WORK TO DO>
Reproduce the full listing below unchanged, apart from the pictures.

------------------------------------------------------------------------

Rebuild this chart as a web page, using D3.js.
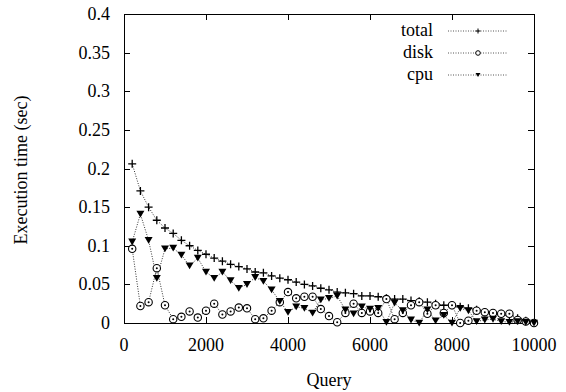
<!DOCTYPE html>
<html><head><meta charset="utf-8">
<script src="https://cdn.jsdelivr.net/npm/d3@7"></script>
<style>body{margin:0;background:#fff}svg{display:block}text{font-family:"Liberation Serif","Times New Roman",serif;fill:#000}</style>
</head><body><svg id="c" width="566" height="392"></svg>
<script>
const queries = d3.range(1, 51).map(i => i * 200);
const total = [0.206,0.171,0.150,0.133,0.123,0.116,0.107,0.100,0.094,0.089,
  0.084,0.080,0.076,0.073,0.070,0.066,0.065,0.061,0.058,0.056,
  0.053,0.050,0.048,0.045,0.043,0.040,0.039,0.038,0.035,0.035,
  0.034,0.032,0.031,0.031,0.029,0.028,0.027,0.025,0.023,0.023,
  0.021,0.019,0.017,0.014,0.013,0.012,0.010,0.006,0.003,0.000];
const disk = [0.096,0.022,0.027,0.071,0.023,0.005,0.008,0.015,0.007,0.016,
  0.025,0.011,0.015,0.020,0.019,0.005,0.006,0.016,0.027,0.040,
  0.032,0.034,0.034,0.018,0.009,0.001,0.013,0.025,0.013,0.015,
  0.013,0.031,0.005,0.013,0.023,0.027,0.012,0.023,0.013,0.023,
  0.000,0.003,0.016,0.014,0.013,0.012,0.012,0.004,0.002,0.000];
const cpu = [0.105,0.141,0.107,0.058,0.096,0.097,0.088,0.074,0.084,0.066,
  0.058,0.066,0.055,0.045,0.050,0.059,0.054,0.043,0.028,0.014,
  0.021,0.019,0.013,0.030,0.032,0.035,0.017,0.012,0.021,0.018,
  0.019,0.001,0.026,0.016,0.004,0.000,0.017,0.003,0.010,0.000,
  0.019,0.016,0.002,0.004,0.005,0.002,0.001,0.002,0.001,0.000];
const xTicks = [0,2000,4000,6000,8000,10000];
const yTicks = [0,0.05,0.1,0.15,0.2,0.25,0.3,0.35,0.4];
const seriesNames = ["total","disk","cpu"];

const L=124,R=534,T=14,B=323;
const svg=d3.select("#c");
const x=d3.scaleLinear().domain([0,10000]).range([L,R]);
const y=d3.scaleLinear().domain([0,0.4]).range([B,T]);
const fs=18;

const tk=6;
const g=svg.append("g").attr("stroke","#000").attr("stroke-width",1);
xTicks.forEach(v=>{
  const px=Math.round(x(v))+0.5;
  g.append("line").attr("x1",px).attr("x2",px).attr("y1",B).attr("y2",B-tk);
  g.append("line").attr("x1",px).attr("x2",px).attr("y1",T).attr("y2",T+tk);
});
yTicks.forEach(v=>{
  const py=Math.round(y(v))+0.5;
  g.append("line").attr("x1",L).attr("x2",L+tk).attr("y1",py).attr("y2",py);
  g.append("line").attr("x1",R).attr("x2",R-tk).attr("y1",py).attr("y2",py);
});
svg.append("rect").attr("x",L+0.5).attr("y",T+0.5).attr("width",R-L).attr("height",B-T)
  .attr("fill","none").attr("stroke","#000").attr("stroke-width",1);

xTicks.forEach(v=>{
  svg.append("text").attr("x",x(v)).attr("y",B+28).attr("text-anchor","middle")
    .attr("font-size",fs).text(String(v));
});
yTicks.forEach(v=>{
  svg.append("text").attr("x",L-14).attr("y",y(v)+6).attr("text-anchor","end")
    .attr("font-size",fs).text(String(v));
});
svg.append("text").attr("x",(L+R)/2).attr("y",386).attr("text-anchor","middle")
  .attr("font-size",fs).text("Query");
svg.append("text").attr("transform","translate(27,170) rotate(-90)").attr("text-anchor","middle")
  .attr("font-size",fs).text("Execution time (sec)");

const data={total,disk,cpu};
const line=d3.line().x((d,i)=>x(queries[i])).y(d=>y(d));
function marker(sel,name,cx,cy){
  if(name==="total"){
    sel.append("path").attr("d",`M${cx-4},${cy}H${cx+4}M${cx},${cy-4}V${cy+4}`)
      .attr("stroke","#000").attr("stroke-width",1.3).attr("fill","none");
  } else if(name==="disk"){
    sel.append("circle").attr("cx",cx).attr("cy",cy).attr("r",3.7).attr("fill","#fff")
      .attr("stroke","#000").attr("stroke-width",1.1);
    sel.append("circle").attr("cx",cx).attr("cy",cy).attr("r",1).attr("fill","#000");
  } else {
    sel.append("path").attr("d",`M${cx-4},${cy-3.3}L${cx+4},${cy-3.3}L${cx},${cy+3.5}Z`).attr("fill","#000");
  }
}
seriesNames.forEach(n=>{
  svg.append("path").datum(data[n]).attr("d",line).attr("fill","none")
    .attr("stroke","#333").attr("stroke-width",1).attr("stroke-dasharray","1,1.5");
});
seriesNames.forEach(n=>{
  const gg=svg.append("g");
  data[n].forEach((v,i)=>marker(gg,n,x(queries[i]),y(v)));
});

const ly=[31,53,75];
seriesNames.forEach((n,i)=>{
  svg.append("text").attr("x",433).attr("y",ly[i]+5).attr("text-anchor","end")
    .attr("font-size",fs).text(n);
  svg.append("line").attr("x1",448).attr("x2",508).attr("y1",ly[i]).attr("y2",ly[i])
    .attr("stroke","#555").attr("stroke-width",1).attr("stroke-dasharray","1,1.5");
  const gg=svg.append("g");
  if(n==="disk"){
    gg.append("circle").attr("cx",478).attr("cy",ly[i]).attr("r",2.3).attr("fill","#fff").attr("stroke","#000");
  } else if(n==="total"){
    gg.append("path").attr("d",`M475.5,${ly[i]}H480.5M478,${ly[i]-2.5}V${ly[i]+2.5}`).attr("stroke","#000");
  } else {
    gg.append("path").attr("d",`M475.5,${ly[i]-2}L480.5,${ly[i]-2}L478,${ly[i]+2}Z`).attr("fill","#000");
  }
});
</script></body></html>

------------------------------------------------------------------------

WORKED ANSWER>
Rebuild this chart as a web page, using D3.js.
<!DOCTYPE html>
<html><head><meta charset="utf-8">
<script src="https://cdn.jsdelivr.net/npm/d3@7"></script>
<style>body{margin:0;background:#fff}svg{display:block}text{font-family:"Liberation Serif","Times New Roman",serif;fill:#000}</style>
</head><body><svg id="c" width="566" height="392"></svg>
<script>
const queries = d3.range(1, 51).map(i => i * 200);
const total = [0.206,0.171,0.150,0.133,0.123,0.116,0.107,0.100,0.094,0.089,
  0.084,0.080,0.076,0.073,0.070,0.066,0.065,0.061,0.058,0.056,
  0.053,0.050,0.048,0.045,0.043,0.040,0.039,0.038,0.035,0.035,
  0.034,0.032,0.031,0.031,0.029,0.028,0.027,0.025,0.023,0.023,
  0.021,0.019,0.017,0.014,0.013,0.012,0.010,0.006,0.003,0.000];
const disk = [0.096,0.022,0.027,0.071,0.023,0.005,0.008,0.015,0.007,0.016,
  0.025,0.011,0.015,0.020,0.019,0.005,0.006,0.016,0.027,0.040,
  0.032,0.034,0.034,0.018,0.009,0.001,0.013,0.025,0.013,0.015,
  0.013,0.031,0.005,0.013,0.023,0.027,0.012,0.023,0.013,0.023,
  0.000,0.003,0.016,0.014,0.013,0.012,0.012,0.004,0.002,0.000];
const cpu = [0.105,0.141,0.107,0.058,0.096,0.097,0.088,0.074,0.084,0.066,
  0.058,0.066,0.055,0.045,0.050,0.059,0.054,0.043,0.028,0.014,
  0.021,0.019,0.013,0.030,0.032,0.035,0.017,0.012,0.021,0.018,
  0.019,0.001,0.026,0.016,0.004,0.000,0.017,0.003,0.010,0.000,
  0.019,0.016,0.002,0.004,0.005,0.002,0.001,0.002,0.001,0.000];
const xTicks = [0,2000,4000,6000,8000,10000];
const yTicks = [0,0.05,0.1,0.15,0.2,0.25,0.3,0.35,0.4];
const seriesNames = ["total","disk","cpu"];

const L=124,R=534,T=14,B=323;
const svg=d3.select("#c");
const x=d3.scaleLinear().domain([0,10000]).range([L,R]);
const y=d3.scaleLinear().domain([0,0.4]).range([B,T]);
const fs=18;

const tk=6;
const g=svg.append("g").attr("stroke","#000").attr("stroke-width",1);
xTicks.forEach(v=>{
  const px=Math.round(x(v))+0.5;
  g.append("line").attr("x1",px).attr("x2",px).attr("y1",B).attr("y2",B-tk);
  g.append("line").attr("x1",px).attr("x2",px).attr("y1",T).attr("y2",T+tk);
});
yTicks.forEach(v=>{
  const py=Math.round(y(v))+0.5;
  g.append("line").attr("x1",L).attr("x2",L+tk).attr("y1",py).attr("y2",py);
  g.append("line").attr("x1",R).attr("x2",R-tk).attr("y1",py).attr("y2",py);
});
svg.append("rect").attr("x",L+0.5).attr("y",T+0.5).attr("width",R-L).attr("height",B-T)
  .attr("fill","none").attr("stroke","#000").attr("stroke-width",1);

xTicks.forEach(v=>{
  svg.append("text").attr("x",x(v)).attr("y",B+28).attr("text-anchor","middle")
    .attr("font-size",fs).text(String(v));
});
yTicks.forEach(v=>{
  svg.append("text").attr("x",L-14).attr("y",y(v)+6).attr("text-anchor","end")
    .attr("font-size",fs).text(String(v));
});
svg.append("text").attr("x",(L+R)/2).attr("y",386).attr("text-anchor","middle")
  .attr("font-size",fs).text("Query");
svg.append("text").attr("transform","translate(27,170) rotate(-90)").attr("text-anchor","middle")
  .attr("font-size",fs).text("Execution time (sec)");

const data={total,disk,cpu};
const line=d3.line().x((d,i)=>x(queries[i])).y(d=>y(d));
function marker(sel,name,cx,cy){
  if(name==="total"){
    sel.append("path").attr("d",`M${cx-4},${cy}H${cx+4}M${cx},${cy-4}V${cy+4}`)
      .attr("stroke","#000").attr("stroke-width",1.3).attr("fill","none");
  } else if(name==="disk"){
    sel.append("circle").attr("cx",cx).attr("cy",cy).attr("r",3.7).attr("fill","#fff")
      .attr("stroke","#000").attr("stroke-width",1.1);
    sel.append("circle").attr("cx",cx).attr("cy",cy).attr("r",1).attr("fill","#000");
  } else {
    sel.append("path").attr("d",`M${cx-4},${cy-3.3}L${cx+4},${cy-3.3}L${cx},${cy+3.5}Z`).attr("fill","#000");
  }
}
seriesNames.forEach(n=>{
  svg.append("path").datum(data[n]).attr("d",line).attr("fill","none")
    .attr("stroke","#333").attr("stroke-width",1).attr("stroke-dasharray","1,1.5");
});
seriesNames.forEach(n=>{
  const gg=svg.append("g");
  data[n].forEach((v,i)=>marker(gg,n,x(queries[i]),y(v)));
});

const ly=[31,53,75];
seriesNames.forEach((n,i)=>{
  svg.append("text").attr("x",433).attr("y",ly[i]+5).attr("text-anchor","end")
    .attr("font-size",fs).text(n);
  svg.append("line").attr("x1",448).attr("x2",508).attr("y1",ly[i]).attr("y2",ly[i])
    .attr("stroke","#555").attr("stroke-width",1).attr("stroke-dasharray","1,1.5");
  const gg=svg.append("g");
  if(n==="disk"){
    gg.append("circle").attr("cx",478).attr("cy",ly[i]).attr("r",2.3).attr("fill","#fff").attr("stroke","#000");
  } else if(n==="total"){
    gg.append("path").attr("d",`M475.5,${ly[i]}H480.5M478,${ly[i]-2.5}V${ly[i]+2.5}`).attr("stroke","#000");
  } else {
    gg.append("path").attr("d",`M475.5,${ly[i]-2}L480.5,${ly[i]-2}L478,${ly[i]+2}Z`).attr("fill","#000");
  }
});
</script></body></html>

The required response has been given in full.